● **Do this**
Taking the data below, please print only the lines from the line holding "Clone this diagram in TikZ." to the line holding "(lblMeses) at (217,117)", inclusive, with pictures omitted.

(Source code of charts)
= = =

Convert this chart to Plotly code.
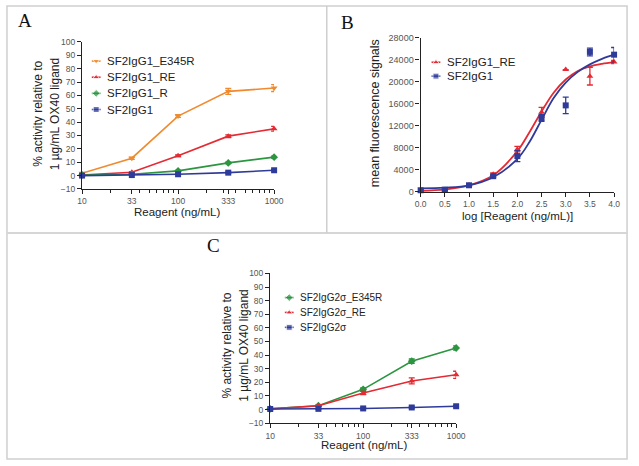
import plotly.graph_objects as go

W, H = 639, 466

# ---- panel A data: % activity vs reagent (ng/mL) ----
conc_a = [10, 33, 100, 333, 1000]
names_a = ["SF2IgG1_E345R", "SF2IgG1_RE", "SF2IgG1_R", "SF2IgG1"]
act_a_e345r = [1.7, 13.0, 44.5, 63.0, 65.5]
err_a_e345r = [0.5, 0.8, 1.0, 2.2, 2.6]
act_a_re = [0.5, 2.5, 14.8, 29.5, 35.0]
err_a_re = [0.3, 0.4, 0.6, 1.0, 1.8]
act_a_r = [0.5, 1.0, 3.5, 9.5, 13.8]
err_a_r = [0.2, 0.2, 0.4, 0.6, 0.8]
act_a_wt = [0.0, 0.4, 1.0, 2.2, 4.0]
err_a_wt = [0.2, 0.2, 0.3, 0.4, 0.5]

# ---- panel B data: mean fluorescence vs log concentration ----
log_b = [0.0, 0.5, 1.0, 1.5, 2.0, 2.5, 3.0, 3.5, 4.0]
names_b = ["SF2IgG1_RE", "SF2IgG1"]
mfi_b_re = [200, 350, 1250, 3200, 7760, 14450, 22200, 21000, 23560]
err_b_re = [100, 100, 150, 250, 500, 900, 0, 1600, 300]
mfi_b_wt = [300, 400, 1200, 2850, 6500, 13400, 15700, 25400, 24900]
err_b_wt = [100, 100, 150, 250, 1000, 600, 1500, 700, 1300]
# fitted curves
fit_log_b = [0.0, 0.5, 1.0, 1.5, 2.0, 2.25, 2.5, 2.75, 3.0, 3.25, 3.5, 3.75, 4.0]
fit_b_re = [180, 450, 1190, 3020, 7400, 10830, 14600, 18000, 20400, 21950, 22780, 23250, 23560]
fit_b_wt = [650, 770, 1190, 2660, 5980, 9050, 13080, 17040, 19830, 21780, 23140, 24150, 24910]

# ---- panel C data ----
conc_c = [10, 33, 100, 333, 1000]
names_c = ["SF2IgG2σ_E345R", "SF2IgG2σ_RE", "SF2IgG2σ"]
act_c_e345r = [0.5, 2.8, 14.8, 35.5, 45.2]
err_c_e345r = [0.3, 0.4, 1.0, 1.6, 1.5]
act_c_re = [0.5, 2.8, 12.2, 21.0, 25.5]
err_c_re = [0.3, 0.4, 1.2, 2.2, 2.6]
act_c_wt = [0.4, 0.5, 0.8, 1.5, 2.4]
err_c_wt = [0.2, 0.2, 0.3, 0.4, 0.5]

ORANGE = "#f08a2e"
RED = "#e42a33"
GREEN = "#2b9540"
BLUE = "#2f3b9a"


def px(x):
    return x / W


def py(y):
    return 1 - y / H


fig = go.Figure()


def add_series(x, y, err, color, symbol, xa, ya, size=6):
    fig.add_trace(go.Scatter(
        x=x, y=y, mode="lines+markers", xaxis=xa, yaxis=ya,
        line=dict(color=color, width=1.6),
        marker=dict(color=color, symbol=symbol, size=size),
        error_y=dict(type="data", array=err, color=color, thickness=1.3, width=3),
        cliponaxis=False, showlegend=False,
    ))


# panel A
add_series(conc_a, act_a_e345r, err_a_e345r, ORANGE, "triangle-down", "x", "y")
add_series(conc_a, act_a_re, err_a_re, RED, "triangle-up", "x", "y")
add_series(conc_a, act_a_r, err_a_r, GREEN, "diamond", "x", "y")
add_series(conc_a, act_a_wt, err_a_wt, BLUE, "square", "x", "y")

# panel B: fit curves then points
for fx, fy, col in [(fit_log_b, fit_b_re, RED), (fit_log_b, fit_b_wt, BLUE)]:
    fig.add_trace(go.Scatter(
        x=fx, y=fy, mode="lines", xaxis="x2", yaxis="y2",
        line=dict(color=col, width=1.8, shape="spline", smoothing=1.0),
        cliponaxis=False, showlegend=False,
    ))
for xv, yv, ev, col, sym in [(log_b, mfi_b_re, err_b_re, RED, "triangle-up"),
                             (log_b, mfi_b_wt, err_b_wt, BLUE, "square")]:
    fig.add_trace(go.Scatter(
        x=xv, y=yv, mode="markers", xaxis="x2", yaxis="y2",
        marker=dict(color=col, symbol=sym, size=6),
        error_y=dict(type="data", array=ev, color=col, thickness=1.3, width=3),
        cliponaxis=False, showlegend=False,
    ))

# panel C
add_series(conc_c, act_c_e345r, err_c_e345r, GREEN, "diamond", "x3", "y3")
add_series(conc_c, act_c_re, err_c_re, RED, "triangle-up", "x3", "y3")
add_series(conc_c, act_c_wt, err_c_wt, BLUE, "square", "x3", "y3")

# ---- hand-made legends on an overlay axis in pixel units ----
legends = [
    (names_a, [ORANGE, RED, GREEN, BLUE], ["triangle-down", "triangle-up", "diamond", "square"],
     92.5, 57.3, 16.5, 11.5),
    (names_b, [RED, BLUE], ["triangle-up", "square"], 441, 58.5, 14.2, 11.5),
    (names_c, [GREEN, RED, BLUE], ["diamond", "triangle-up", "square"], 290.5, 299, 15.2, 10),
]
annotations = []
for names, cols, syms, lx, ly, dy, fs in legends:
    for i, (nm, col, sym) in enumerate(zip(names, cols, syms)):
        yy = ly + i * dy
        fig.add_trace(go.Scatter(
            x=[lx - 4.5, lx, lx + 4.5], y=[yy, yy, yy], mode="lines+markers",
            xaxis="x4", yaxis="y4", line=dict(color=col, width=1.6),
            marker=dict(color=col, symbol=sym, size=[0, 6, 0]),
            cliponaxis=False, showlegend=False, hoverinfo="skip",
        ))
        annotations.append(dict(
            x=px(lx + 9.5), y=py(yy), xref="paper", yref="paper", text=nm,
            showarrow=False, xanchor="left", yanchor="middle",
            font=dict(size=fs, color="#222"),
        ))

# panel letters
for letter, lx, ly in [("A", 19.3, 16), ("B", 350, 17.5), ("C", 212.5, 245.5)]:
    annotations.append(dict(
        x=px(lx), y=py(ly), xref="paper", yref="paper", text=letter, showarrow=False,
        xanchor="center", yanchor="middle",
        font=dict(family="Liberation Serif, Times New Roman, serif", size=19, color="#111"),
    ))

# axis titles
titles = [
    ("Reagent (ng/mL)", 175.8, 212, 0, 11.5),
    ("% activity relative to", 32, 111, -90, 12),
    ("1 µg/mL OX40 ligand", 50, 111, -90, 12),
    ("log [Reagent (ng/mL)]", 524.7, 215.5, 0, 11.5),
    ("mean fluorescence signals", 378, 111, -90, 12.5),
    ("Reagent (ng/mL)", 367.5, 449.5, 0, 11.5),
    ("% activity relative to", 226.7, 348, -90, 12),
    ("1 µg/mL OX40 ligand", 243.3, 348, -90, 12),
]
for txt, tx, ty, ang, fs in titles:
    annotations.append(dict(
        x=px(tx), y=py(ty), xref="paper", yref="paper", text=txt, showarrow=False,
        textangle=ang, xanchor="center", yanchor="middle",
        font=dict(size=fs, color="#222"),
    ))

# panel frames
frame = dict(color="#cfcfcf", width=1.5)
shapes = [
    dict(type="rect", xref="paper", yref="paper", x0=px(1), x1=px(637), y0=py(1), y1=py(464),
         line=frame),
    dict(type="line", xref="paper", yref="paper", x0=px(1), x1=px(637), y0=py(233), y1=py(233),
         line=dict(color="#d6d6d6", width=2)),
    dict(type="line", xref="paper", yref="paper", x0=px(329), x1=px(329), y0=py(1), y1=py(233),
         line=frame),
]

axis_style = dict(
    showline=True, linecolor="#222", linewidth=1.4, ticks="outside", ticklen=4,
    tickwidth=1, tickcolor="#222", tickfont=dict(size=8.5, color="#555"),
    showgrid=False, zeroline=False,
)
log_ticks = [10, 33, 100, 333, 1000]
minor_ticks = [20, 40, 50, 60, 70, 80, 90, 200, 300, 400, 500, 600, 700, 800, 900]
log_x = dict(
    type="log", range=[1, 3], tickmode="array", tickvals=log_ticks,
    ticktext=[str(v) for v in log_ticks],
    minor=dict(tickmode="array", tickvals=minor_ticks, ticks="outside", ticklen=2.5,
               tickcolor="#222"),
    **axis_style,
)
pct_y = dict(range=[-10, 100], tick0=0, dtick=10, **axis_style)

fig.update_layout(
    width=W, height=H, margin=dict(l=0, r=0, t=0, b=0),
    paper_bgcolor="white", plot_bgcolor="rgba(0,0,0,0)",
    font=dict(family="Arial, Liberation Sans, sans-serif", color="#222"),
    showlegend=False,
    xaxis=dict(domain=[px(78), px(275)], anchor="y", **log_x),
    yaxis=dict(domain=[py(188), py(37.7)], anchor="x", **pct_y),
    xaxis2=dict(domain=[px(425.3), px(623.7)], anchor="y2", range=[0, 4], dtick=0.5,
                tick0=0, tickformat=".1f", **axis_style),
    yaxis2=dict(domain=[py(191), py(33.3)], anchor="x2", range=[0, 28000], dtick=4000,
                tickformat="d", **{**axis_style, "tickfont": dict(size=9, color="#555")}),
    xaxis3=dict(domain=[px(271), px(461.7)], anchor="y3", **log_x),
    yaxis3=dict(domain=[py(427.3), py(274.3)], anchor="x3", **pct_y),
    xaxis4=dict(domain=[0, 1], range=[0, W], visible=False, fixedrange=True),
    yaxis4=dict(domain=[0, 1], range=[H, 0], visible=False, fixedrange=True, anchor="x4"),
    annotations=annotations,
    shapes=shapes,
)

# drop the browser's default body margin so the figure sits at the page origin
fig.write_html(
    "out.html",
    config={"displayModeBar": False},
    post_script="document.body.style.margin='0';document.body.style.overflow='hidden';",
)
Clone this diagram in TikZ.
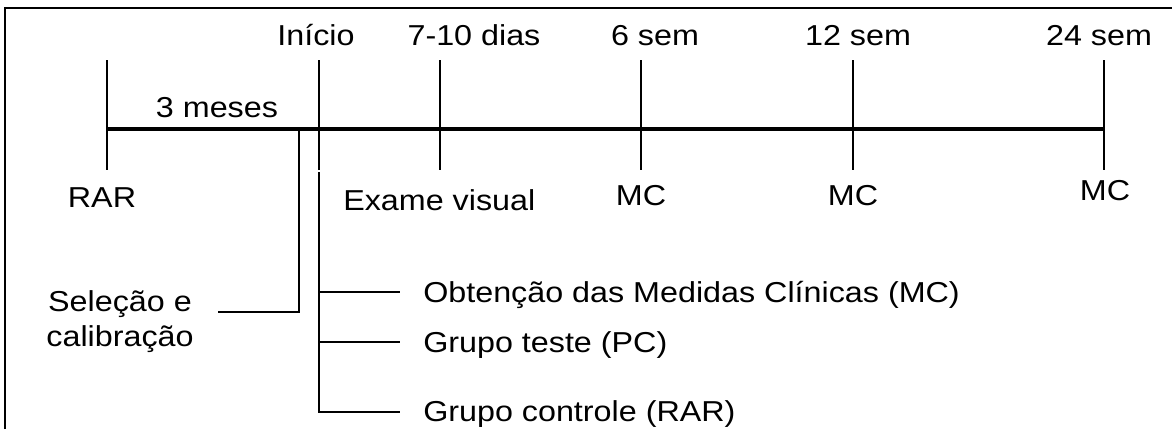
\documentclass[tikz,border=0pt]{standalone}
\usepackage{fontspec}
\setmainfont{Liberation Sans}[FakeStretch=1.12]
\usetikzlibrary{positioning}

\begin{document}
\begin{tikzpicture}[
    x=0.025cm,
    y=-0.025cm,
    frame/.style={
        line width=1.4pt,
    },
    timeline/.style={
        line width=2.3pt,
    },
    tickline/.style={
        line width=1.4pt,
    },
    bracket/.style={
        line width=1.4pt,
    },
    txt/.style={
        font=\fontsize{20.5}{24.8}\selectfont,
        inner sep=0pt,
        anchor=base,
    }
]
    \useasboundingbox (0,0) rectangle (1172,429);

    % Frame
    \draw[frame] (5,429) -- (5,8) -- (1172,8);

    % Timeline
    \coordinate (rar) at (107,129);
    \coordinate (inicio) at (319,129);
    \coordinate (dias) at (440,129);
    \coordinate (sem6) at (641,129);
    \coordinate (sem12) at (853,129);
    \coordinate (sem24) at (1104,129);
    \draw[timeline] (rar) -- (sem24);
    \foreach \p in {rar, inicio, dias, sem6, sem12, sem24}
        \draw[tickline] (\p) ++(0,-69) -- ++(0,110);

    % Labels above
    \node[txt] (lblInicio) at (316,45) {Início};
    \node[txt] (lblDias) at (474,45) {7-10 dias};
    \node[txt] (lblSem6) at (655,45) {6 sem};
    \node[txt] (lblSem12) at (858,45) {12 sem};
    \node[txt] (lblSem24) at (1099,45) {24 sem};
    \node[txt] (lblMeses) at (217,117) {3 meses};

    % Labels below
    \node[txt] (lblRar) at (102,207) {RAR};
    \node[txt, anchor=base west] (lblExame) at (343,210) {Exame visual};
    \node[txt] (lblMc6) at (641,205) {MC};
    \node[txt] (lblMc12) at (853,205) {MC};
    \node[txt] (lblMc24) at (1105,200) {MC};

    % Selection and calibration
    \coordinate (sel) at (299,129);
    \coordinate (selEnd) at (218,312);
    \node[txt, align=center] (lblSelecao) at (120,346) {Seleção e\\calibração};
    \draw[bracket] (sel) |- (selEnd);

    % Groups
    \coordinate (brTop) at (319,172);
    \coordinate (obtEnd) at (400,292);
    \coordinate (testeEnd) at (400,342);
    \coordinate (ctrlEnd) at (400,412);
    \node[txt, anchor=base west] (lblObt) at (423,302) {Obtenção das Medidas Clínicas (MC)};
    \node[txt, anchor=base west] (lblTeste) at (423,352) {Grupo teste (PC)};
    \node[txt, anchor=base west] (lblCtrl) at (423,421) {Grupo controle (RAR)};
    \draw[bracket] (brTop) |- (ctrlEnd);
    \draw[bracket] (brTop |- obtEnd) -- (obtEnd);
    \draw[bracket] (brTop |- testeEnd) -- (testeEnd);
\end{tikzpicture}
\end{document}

= = =

● **Exercise solution**
Clone this diagram in TikZ.
\documentclass[tikz,border=0pt]{standalone}
\usepackage{fontspec}
\setmainfont{Liberation Sans}[FakeStretch=1.12]
\usetikzlibrary{positioning}

\begin{document}
\begin{tikzpicture}[
    x=0.025cm,
    y=-0.025cm,
    frame/.style={
        line width=1.4pt,
    },
    timeline/.style={
        line width=2.3pt,
    },
    tickline/.style={
        line width=1.4pt,
    },
    bracket/.style={
        line width=1.4pt,
    },
    txt/.style={
        font=\fontsize{20.5}{24.8}\selectfont,
        inner sep=0pt,
        anchor=base,
    }
]
    \useasboundingbox (0,0) rectangle (1172,429);

    % Frame
    \draw[frame] (5,429) -- (5,8) -- (1172,8);

    % Timeline
    \coordinate (rar) at (107,129);
    \coordinate (inicio) at (319,129);
    \coordinate (dias) at (440,129);
    \coordinate (sem6) at (641,129);
    \coordinate (sem12) at (853,129);
    \coordinate (sem24) at (1104,129);
    \draw[timeline] (rar) -- (sem24);
    \foreach \p in {rar, inicio, dias, sem6, sem12, sem24}
        \draw[tickline] (\p) ++(0,-69) -- ++(0,110);

    % Labels above
    \node[txt] (lblInicio) at (316,45) {Início};
    \node[txt] (lblDias) at (474,45) {7-10 dias};
    \node[txt] (lblSem6) at (655,45) {6 sem};
    \node[txt] (lblSem12) at (858,45) {12 sem};
    \node[txt] (lblSem24) at (1099,45) {24 sem};
    \node[txt] (lblMeses) at (217,117) {3 meses};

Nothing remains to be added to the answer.